Sa longévité n’impressionne que ceux qui n’ont pas vu ses œuvres. Les autres se souviendront d’un poète de la mise en scène, amoureux des mots et des corps, détenteur d’un savoir mystérieux qui faisait de ses films des miracles.

Il est mort le 2 avril. Il était âgé de 106 ans –au moins: plusieurs sources laissent entendre que cet homme coquet avait un peu triché sur son âge, qu’il était en fait plus âgé. Le décompte n’importe pas tellement, de toute façon.

Pour ses 100 ans, en 2008, le Festival de Cannes lui avait rendu hommage. Rieur et combattif, il avait alors souligné qu’il aurait préféré être salué pour ses films que pour son âge –le Festival l’ayant souvent traité avec désinvolture, lui refusant notamment la compétition officielle pour un de ses chefs d’œuvre, le sublime Val Abraham (1993) –qui triompha à la Quinzaine des réalisateurs.

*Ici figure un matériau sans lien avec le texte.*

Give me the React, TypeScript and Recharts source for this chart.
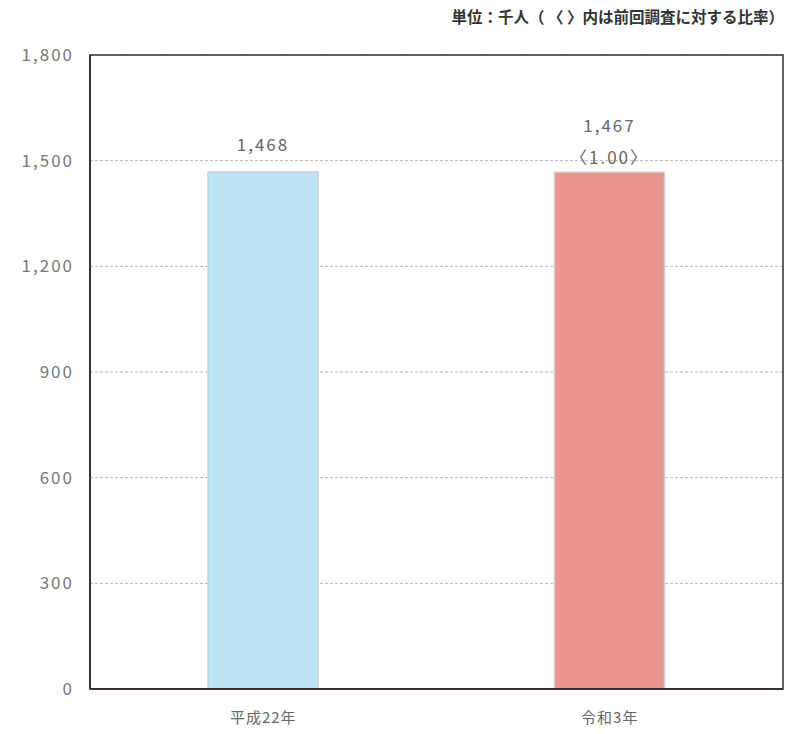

Des films, il en a réalisé 36. Le premier est un magnifique documentaire de la fin de l’époque du muet, Douro Faina fluvial (1931), une des plus belles réussites de ce genre particulier qu’est le film portrait d’une cité, dans l’esprit de Berlin Symphonie d’une grande ville: une œuvre formaliste, au sens où elle invente des propositions formelles afin de rendre sensibles les singularités de l’existence d’une ville et de ses habitants.

La ville, c’est Porto, sa ville. Celle où il est né, où il a vécu, où il est mort. Celle à laquelle il consacrera 70 ans plus tard le tout aussi beau et complètement différent Porto de mon enfance (2001).

Entre les deux, une longue vie d’homme, et une étrange trajectoire de cinéaste.

Le deuxième film d’Oliveira, Aniki Bóbó (1942), autour d’un groupe d’enfants des faubourgs, est un précurseur isolé du néo-réalisme qui fleurira peu après en Italie. Mais au Portugal règne une dictature bigote et archaïque, celle de Salazar, qui écrase les artistes comme toutes autres formes de vitalité démocratique et de modernité.

Durant trente ans, Manoel de Oliveira aura une vie bien remplie, une vie sportive, mondaine, familiale, professionnelle à la tête d’une petite entreprise –il n’est, socialement, nullement un paria ni un reclus. Le cinéaste, lui, ronge son frein, il tourne quand il peut des courts métrages où toujours se devinent son immense talent et sa liberté d’esprit, mais dans des cadres confidentiels. Jusqu’au magnifique La Chasse (1962), censuré, et dont il est obligé de retourner la fin, puis un documentaire inspiré, le premier long depuis si longtemps, consacré à un rituel populaire mettant en scène la Passion du Christ, Acto de Primavera (1963).

Enfin arrive le début des années 1970, Salazar est mort, son successeur sera bientôt éjecté par la Révolution des œillets.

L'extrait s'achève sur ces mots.